- Goal -
Include the line containing "const fs = 21;" and all lines before it, repeated exactly from the listing below, without pictures.

- Information provided -
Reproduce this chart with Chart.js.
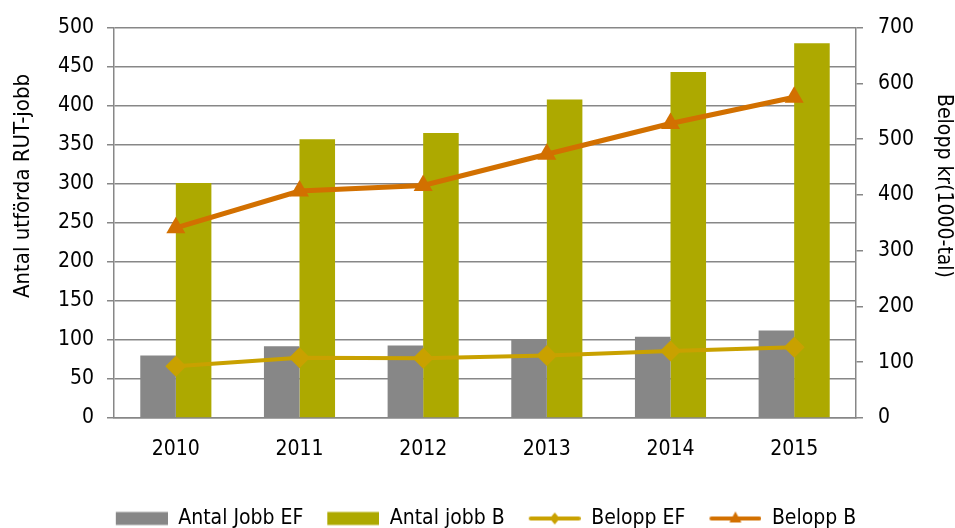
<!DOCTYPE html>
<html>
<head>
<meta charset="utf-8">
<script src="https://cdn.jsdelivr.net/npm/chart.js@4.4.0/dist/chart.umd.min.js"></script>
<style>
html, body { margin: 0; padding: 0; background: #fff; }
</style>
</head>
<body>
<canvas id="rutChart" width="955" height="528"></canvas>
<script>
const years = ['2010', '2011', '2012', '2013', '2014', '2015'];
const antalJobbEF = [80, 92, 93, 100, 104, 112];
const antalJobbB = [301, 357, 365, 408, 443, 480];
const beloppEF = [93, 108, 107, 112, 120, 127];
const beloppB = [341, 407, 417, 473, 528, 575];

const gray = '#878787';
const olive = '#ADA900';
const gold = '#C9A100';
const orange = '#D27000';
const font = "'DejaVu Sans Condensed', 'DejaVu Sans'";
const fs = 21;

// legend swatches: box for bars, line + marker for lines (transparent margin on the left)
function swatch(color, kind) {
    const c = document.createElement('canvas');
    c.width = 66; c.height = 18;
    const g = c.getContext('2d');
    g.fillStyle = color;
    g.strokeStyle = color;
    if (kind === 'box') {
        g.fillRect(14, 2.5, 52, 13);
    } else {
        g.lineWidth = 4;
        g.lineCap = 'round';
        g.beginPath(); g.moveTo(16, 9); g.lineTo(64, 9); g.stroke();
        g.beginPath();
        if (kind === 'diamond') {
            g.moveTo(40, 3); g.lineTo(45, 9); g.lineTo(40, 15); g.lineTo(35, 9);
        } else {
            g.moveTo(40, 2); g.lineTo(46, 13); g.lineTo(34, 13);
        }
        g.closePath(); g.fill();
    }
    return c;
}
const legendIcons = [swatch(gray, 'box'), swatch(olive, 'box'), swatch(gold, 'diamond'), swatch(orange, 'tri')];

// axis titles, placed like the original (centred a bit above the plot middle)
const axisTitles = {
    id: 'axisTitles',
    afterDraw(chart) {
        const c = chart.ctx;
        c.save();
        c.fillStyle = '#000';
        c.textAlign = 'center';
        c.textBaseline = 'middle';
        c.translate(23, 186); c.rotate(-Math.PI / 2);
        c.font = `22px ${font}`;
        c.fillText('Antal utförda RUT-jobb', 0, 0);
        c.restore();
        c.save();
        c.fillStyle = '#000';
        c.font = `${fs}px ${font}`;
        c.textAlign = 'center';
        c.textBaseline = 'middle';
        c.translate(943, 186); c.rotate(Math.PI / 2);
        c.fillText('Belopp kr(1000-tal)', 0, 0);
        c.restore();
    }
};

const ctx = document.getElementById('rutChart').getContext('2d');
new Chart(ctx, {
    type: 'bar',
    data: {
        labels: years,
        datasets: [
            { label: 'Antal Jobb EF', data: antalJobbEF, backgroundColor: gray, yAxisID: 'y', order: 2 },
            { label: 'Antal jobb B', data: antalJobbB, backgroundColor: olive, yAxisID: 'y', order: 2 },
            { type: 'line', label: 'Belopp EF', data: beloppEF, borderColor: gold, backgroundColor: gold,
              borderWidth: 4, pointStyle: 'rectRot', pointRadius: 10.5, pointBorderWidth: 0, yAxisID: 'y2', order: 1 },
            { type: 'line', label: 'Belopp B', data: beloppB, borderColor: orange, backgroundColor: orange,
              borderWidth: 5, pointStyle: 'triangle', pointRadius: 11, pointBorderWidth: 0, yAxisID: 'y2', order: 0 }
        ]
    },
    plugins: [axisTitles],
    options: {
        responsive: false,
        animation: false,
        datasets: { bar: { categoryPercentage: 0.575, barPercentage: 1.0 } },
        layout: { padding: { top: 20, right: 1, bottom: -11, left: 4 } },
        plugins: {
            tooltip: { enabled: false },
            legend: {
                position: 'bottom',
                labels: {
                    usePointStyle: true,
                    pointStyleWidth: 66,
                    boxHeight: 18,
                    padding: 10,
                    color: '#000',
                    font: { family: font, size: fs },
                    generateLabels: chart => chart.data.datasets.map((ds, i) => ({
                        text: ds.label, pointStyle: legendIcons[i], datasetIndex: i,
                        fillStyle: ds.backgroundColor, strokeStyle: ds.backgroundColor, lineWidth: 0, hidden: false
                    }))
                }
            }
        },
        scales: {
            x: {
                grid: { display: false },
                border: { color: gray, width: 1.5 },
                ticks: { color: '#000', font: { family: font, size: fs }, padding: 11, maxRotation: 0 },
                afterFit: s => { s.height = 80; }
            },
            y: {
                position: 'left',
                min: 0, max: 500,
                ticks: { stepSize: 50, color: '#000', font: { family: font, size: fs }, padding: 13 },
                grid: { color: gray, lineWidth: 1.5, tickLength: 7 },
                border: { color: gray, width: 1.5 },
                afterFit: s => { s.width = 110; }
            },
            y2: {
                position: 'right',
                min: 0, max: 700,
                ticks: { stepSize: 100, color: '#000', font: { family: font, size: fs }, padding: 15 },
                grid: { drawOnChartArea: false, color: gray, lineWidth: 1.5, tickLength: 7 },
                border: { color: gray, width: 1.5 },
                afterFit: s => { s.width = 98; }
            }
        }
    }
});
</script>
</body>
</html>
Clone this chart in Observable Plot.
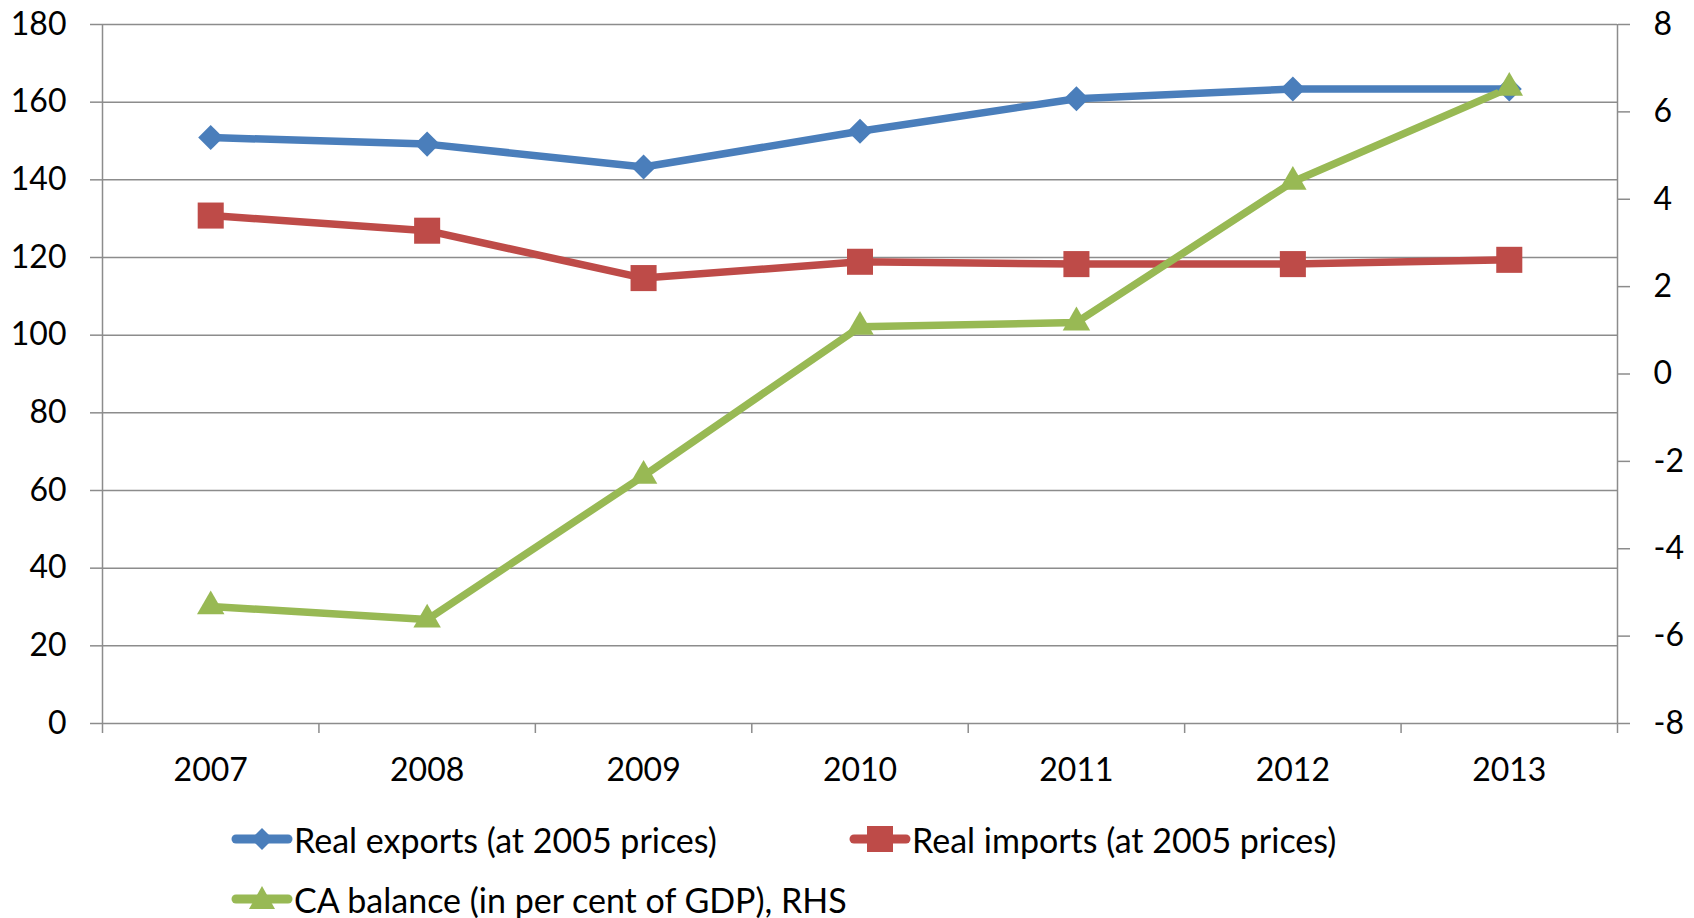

- Written answer -
Reproduce this chart with Chart.js.
<!DOCTYPE html>
<html>
<head>
<meta charset="utf-8">
<script src="https://cdn.jsdelivr.net/npm/chart.js@4.4.0/dist/chart.umd.min.js"></script>
<style>
html, body { margin: 0; padding: 0; background: #fff; }
</style>
</head>
<body>
<canvas id="rutChart" width="955" height="528"></canvas>
<script>
const years = ['2010', '2011', '2012', '2013', '2014', '2015'];
const antalJobbEF = [80, 92, 93, 100, 104, 112];
const antalJobbB = [301, 357, 365, 408, 443, 480];
const beloppEF = [93, 108, 107, 112, 120, 127];
const beloppB = [341, 407, 417, 473, 528, 575];

const gray = '#878787';
const olive = '#ADA900';
const gold = '#C9A100';
const orange = '#D27000';
const font = "'DejaVu Sans Condensed', 'DejaVu Sans'";
const fs = 21;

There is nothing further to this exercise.